The European Court of Auditors is conducting an audit to assess whether EU action helps reduce child poverty in Member States. In particular, the auditors will analyse the effectiveness of EU policy and funding in supporting Member States’ efforts to alleviate child poverty.
According to the latest Eurostat data, almost 24 million children aged under 18 in the EU are at risk of poverty or social exclusion. This means that they are living in households suffering from at least one of the following three conditions: risk of income poverty, severe material deprivation or very low work intensity. The fight against poverty and social exclusion has been at the heart of the Europe 2020 strategy. Moreover, the specific issue of child poverty is high on the EU political agenda following the European Parliament’s proposal for a Child Guarantee in 2021-2027.
The auditors have today published an Audit Preview on the EU’s response to child poverty. Audit Previews provide information on an ongoing audit task.
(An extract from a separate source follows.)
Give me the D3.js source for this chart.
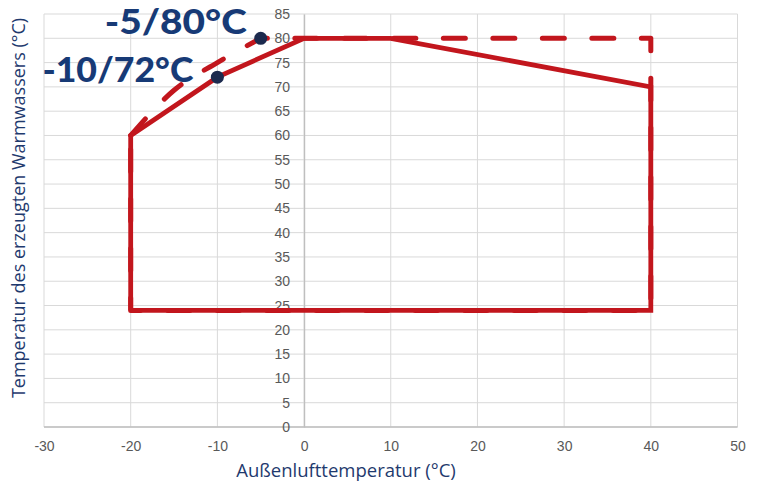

They are designed as a source of information for those interested in the policy or programmes being audited.
“Poverty is a reality for almost one in every four children in the EU. Relatively low-cost investment during childhood can yield a lifetime of gains, not only for those individuals, but also for society and the economy as a whole”, said Tony Murphy, the member of the European Court of Auditors responsible for the audit. “Our audit conclusions and recommendations will assess the adequacy of how EU initiatives and funding support Member States to combat child poverty.”